First evidence that some dinosaurs were nocturnal
Many dinosaurs and pterosaurs were active both by day and night, and some were entirely nocturnal, a new study suggests.
Lars Schmitz and Ryosuke Motani at the University of California, Davis, wanted to test the assumption that dinosaurs were mainly active by day.
They hit upon a clever way to reconstruct the activity patterns of extinct archosaurs – a group which includes crocodiles, dinosaurs and birds – by comparing the size and shape of their eyes to those of present-day animals.
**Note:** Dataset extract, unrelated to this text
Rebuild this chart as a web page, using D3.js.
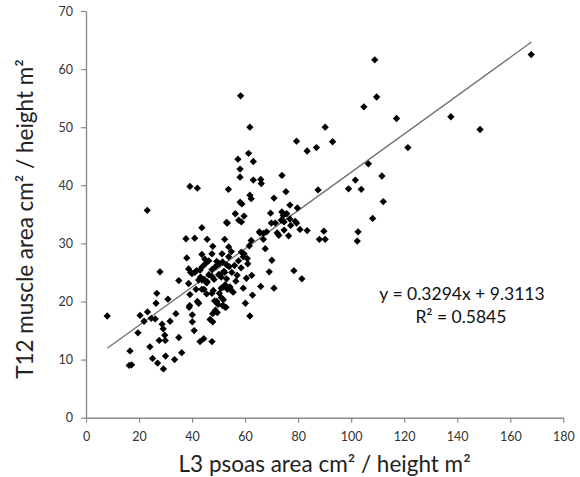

The soft tissues of the eye, including the iris, rarely fossilise, but most archosaurs have a ring of bones within the eye called the scleral ring, which is preserved in some fossils. In modern archosaurs, the size and shape of this ring relative to the eye socket varies depending on whether the animal is diurnal, nocturnal or is active mainly at dawn and dusk.
A matter of size
Living nocturnal species tend to have a large pupil for the size of their retina, and this helps them see in dim light. Fossils with a large internal scleral ring diameter relative to the diameter of the eye socket, or orbit, probably had a large pupil too – suggesting they were nocturnal.
By contrast species active by day have a small pupil for a given eye size. This means they can avoid overstimulating the retina and contract the iris for better depth of focus.
"If you have a particularly circular orbit and a pretty circular scleral ring you can get a reasonably good idea of the size of the eyeball and the size of the iris within the eye," says David Hone of University College Dublin in Ireland, who was not involved in the study. "There's certainly nothing wrong with applying that to dinosaurs."
Schmitz and Motani measured the eye-socket size and the external and internal scleral ring diameter in 33 Mesozoic archosaur species, and compared them with similar measurements from 1401 living species of mammals, birds, lizards and snakes with known activity patterns.
"What we saw is that the perception that dinosaurs were just day active can be rejected," says Schmitz. "Many were nocturnal and many were day and night active."
Terrestrial predators like Microraptor and Velociraptor emerged as at least partially nocturnal, and the eye shapes of large herbivorous dinosaurs like Psittacosaurus and Diplodocus suggested they were active both by day and by night.
Wider comparisons
"These results are very interesting and certainly plausible, but I would want to see other analyses before I was really convinced," says Hone. He suggests that adding more living species to the analysis, especially those with unusual ecologies – nocturnal species that are part of a wider, mainly diurnal group with a common ancestor, for example – could make a stronger case.
But he agrees that the presence of the scleral ring offers an opportunity to address the question. "We should be grateful [archosaurs] have a scleral ring," he says. "We are trying to reconstruct [the behaviour of] animals which in some cases are 230-odd-million years old."